In fact (and in practice), what a picture maker should do is to learn, gear / technique wise, what his/her picture making requires. Master it and then, "forget it" so, that at the moment of having one's eye and sensibilities pricked, it is, at most, a simple matter of adjusting the picture making triangle-aperture, shutter speed, focus-and clicking the shutter release. In other words, to act instinctually / intuitively, AKA: the ability to apply knowledge without recourse to conscious reasoning.

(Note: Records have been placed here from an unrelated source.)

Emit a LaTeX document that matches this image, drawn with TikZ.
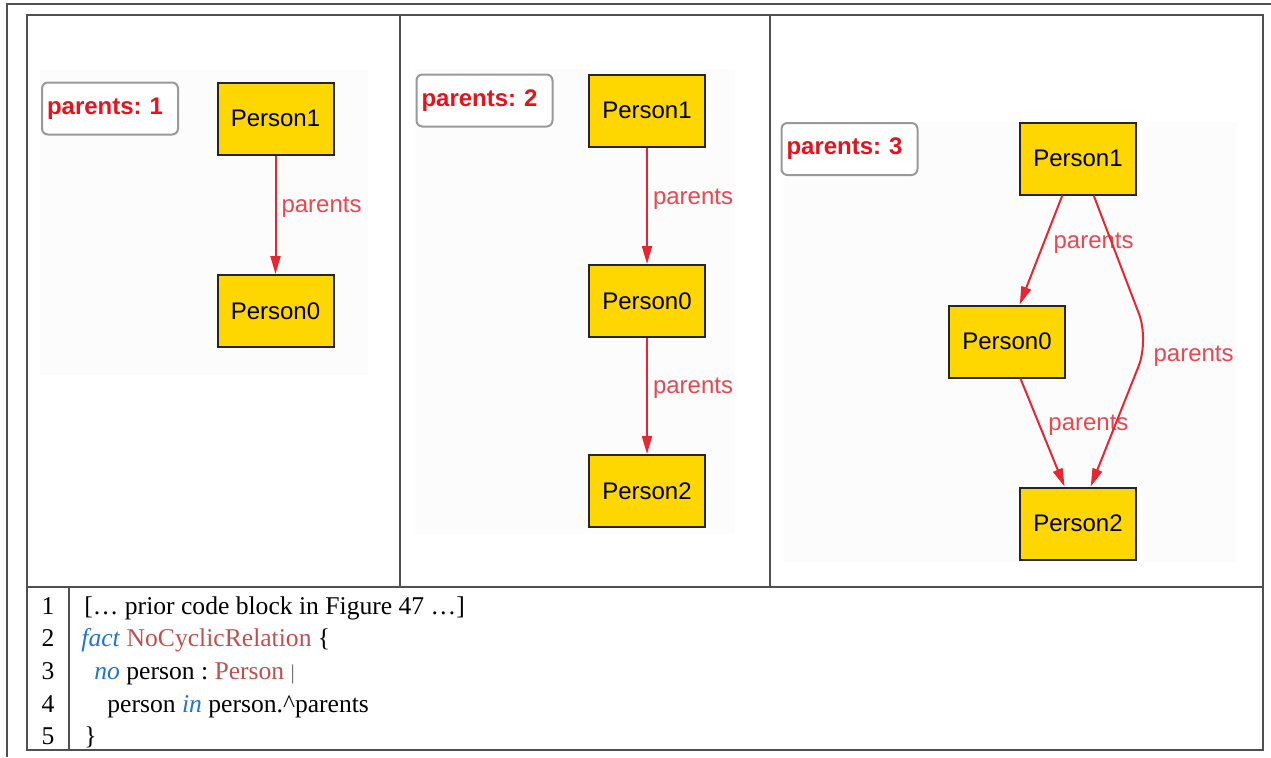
\documentclass[tikz,border=0pt]{standalone}
\usepackage{fontspec}
\setmainfont{Liberation Serif}
\newfontfamily\alloyfont{Liberation Sans}
\usetikzlibrary{arrows.meta}
\definecolor{alYellow}{HTML}{FFD700}
\definecolor{alRed}{HTML}{E62630}
\definecolor{alLbl}{HTML}{E8121B}
\definecolor{kwBlue}{HTML}{2173D0}
\definecolor{kwRed}{HTML}{C0504D}
\definecolor{ruleGray}{HTML}{505050}

\begin{document}
\begin{tikzpicture}[x=0.5pt,y=-0.5pt,
  pers/.style={draw=black!85,line width=1pt,fill=alYellow,minimum width=58pt,minimum height=36pt,inner sep=0pt,font=\alloyfont\fontsize{12}{14}\selectfont},
  cnt/.style={draw=black!40,rounded corners=3pt,line width=1pt,fill=white,text width=63pt,inner xsep=2.5pt,minimum height=26pt,align=left,text=alLbl,font=\alloyfont\bfseries\fontsize{12}{14}\selectfont},
  rel/.style={draw=alRed,line width=1pt,-{Triangle[length=9pt,width=5pt]}},
  rl/.style={right,inner sep=1.5pt,text=alRed!85,font=\alloyfont\fontsize{12}{14}\selectfont},
  bg/.style={fill=black!1.2,draw=none},
  num/.style={anchor=base,inner sep=0pt,font=\fontsize{12.8}{16}\selectfont},
  ln/.style={anchor=base west,inner sep=0pt,font=\fontsize{12.8}{16}\selectfont\frenchspacing}]
  \useasboundingbox (0,0) rectangle (1271,757);
  % frame and table rules
  \draw[ruleGray,line width=1pt] (7,757) -- (7,4) -- (1271,4);
  \draw[ruleGray,line width=0.7pt] (27,15) rectangle (1263,750);
  \draw[ruleGray,line width=0.7pt] (27,587) -- (1263,587);
  \draw[ruleGray,line width=0.7pt] (400,15) -- (400,587) (770,15) -- (770,587);
  \draw[ruleGray,line width=0.7pt] (69,587) -- (69,750);
  % instance 1
  \fill[bg] (40,70) rectangle (368,375);
  \node[cnt] (k1) at (110,108.5) {parents:\ 1};
  \node[pers] (a1) at (275.5,118.5) {Person1};
  \node[pers] (a0) at (275.5,311) {Person0};
  \draw[rel] (a1) -- node[rl,pos=.44,xshift=1pt] {parents} (a0);
  % instance 2
  \fill[bg] (415,69) rectangle (735,534);
  \node[cnt] (k2) at (484.5,100.5) {parents:\ 2};
  \node[pers] (b1) at (647,110.5) {Person1};
  \node[pers] (b0) at (647,301) {Person0};
  \node[pers] (b2) at (647,491) {Person2};
  \draw[rel] (b1) -- node[rl,pos=.44,xshift=1pt] {parents} (b0);
  \draw[rel] (b0) -- node[rl,pos=.43,xshift=1pt] {parents} (b2);
  % instance 3
  \fill[bg] (783,122) rectangle (1237,562);
  \node[cnt] (k3) at (849.5,149) {parents:\ 3};
  \node[pers] (c1) at (1078,158.5) {Person1};
  \node[pers] (c0) at (1007,341.5) {Person0};
  \node[pers] (c2) at (1078,523.5) {Person2};
  \coordinate (bend) at (1149,340);
  \draw[rel] (c1.-113) -- node[rl,pos=.44,xshift=3pt] {parents} (c0.71);
  \draw[rel] (c0.-70) -- node[rl,pos=.43,xshift=2.5pt] {parents} (c2.110);
  \draw[rel,rounded corners=14pt] (c1.-67) -- (bend) -- node[rl,pos=.11,xshift=3.5pt] {parents} (c2.71);
  % code listing
  \node[num] (n1) at (48,614) {1};
  \node[num] (n2) at (48,646) {2};
  \node[num] (n3) at (48,679) {3};
  \node[num] (n4) at (48,712) {4};
  \node[num] (n5) at (48,744) {5};
  \node[ln] (l1) at (84,614) {[… prior code block in Figure 47 …]};
  \node[ln] (l2) at (81,646) {\textcolor{kwBlue}{\textit{fact}} \textcolor{kwRed}{NoCyclicRelation} \{};
  \node[ln] (l3) at (94,679) {\textcolor{kwBlue}{\textit{no}} person : \textcolor{kwRed}{Person} {\color{black!60}\fontsize{10.5}{10}\selectfont|}};
  \node[ln] (l4) at (107,712) {person \textcolor{kwBlue}{\textit{in}} person.\textasciicircum parents};
  \node[ln] (l5) at (84,744) {\}};
\end{tikzpicture}
\end{document}
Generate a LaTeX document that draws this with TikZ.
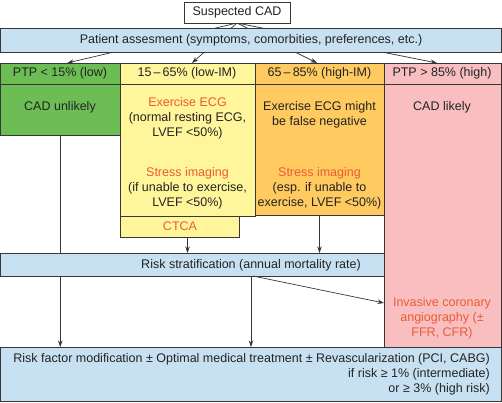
\documentclass[tikz,border=0pt]{standalone}
\usepackage{fontspec}
\setmainfont{Liberation Sans}
\usetikzlibrary{arrows.meta,calc}
\definecolor{bordc}{RGB}{55,55,55}
\definecolor{txtc}{RGB}{35,35,35}
\definecolor{redt}{RGB}{236,92,52}
\definecolor{bluef}{RGB}{200,225,242}
\definecolor{greenf}{RGB}{108,190,84}
\definecolor{yellowf}{RGB}{255,245,155}
\definecolor{orangef}{RGB}{255,202,96}
\definecolor{pinkf}{RGB}{248,190,192}
\pgfdeclarelayer{bg}
\pgfsetlayers{bg,main}
\begin{document}
\begin{tikzpicture}[x=1pt,y=-1pt,
  box/.style={draw=bordc, line width=0.7pt, inner sep=0pt, outer sep=0pt, anchor=north west},
  txt/.style={text=txtc, font=\fontsize{12.5}{15}\selectfont, align=center, inner sep=0pt},
  rtxt/.style={txt, text=redt},
  arr/.style={draw=bordc, line width=0.7pt, -{Stealth[length=6.5pt,width=4.5pt]}}]
\useasboundingbox (0,0) rectangle (502,402);
% boxes
\node[box, fill=white, minimum width=106pt, minimum height=21pt] (sus) at (184,2) {};
\node[box, fill=bluef, minimum width=501pt, minimum height=24pt] (pa) at (0.5,28) {};
\node[box, fill=greenf, minimum width=119.5pt, minimum height=21pt] (h1) at (0.5,63) {};
\node[box, fill=yellowf, minimum width=135pt, minimum height=21pt] (h2) at (120,63) {};
\node[box, fill=orangef, minimum width=129pt, minimum height=21pt] (h3) at (255,63) {};
\node[box, fill=pinkf, minimum width=117.5pt, minimum height=21pt] (h4) at (384,63) {};
\node[box, fill=greenf, minimum width=119.5pt, minimum height=51pt] (b1) at (0.5,84) {};
\node[box, fill=yellowf, minimum width=135pt, minimum height=132pt] (b2) at (120,84) {};
\node[box, fill=yellowf, minimum width=119pt, minimum height=21pt] (ctca) at (120,216) {};
\node[box, fill=orangef, minimum width=129pt, minimum height=131pt] (b3) at (255,84) {};
\node[box, fill=bluef, minimum width=501pt, minimum height=23pt] (rs) at (0.5,253) {};
\node[box, fill=pinkf, minimum width=117.5pt, minimum height=263pt] (b4) at (384,84) {};
\node[box, fill=bluef, minimum width=501pt, minimum height=54.5pt] (bot) at (0.5,347) {};
% texts
\node[txt] (tsus) at (sus.center) {Suspected CAD};
\node[txt] (tpa) at (251,40) {Patient assesment (symptoms, comorbities, preferences, etc.)};
\node[txt] (th1) at (60,73.5) {PTP < 15\% (low)};
\node[txt] (th2) at (187,73.5) {15\,–\,65\% (low-IM)};
\node[txt] (th3) at (319.5,73.5) {65\,–\,85\% (high-IM)};
\node[txt] (th4) at (442,73.5) {PTP > 85\% (high)};
\node[txt] (tb1) at (60,107) {CAD unlikely};
\node[txt] (tb2a) at (187.5,118) {\textcolor{redt}{Exercise ECG}\\(normal resting ECG,\\LVEF <50\%)};
\node[txt] (tb2b) at (187.5,188) {\textcolor{redt}{Stress imaging}\\(if unable to exercise,\\LVEF <50\%)};
\node[rtxt] (tctca) at (180,226.5) {CTCA};
\node[txt] (tb3a) at (319.5,114.5) {Exercise ECG might\\be false negative};
\node[txt] (tb3b) at (319.5,188) {\textcolor{redt}{Stress imaging}\\(esp. if unable to\\exercise, LVEF <50\%)};
\node[txt] (tb4) at (442,107) {CAD likely};
\node[rtxt] (tinv) at (442,318) {Invasive coronary\\angiography (±\\FFR, CFR)};
\node[txt] (trs) at (251,265) {Risk stratification (annual mortality rate)};
\node[txt, align=right, anchor=east] (tbot) at (490,374) {Risk factor modification ± Optimal medical treatment ± Revascularization (PCI, CABG)\\if risk ≥ 1\% (intermediate)\\or ≥ 3\% (high risk)};
\coordinate (invpt) at (384,303);
% connectors
\begin{pgfonlayer}{bg}
\draw[arr] (sus.south) -- ([xshift=7pt]h1.north);
\draw[arr] (sus.south) -- ([xshift=4.5pt]h2.north);
\draw[arr] (sus.south) -- ([xshift=-2.5pt]h3.north);
\draw[arr] (sus.south) -- ([xshift=-5.75pt]h4.north);
\draw[arr] (b1.south) -- (b1.south |- bot.north);
\end{pgfonlayer}
\draw[arr] (b2.south |- ctca.south) -- (b2.south |- rs.north);
\draw[arr] (b3.south) -- (b3.south |- rs.north);
\draw[arr] (rs.south) -- (rs.south |- bot.north);
\draw[arr] ([xshift=2pt]rs.south) -- (invpt);
\end{tikzpicture}
\end{document}
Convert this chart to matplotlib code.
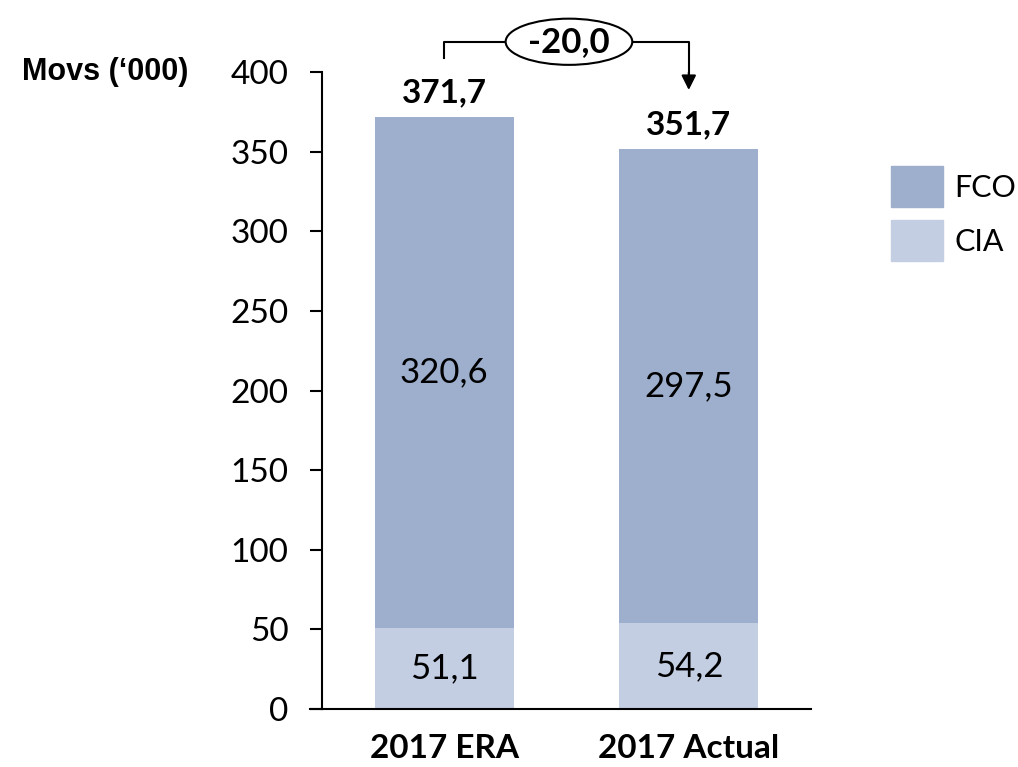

AN ASIDE...In the digital picture making world, much of the adjusting can be eliminated by the use of "auto" settings-something I use to avoid like the plague-as in auto exposure, auto focus, auto White Balance, and the like. Today's in-camera AI is incredibly capable of getting it right. END OF ASIDE

Of course, I understand that many who come to the sport of picture making find the act of tinkering and fiddling with gear and technique its most endearing and involving characteristic. Which only goes to prove Julian's grandmother's statement that, "For every pot, there's a lid." Or, in other words...to each his own. Or, whatever floats your boat.

All of that written, here's a fact; the overwhelming number of successful and admired picture makers-those whose pictures are judged to be Art-keep their picture making simple...1 camera, 1 lens, l film / digital senor, and even in some cases, 1 aperture (f64 group). And, of course, one singular vision. They don't think about it, they just "set it and forget it."

More is the pity, in the digital domain, that more picture makers do not follow that proscription.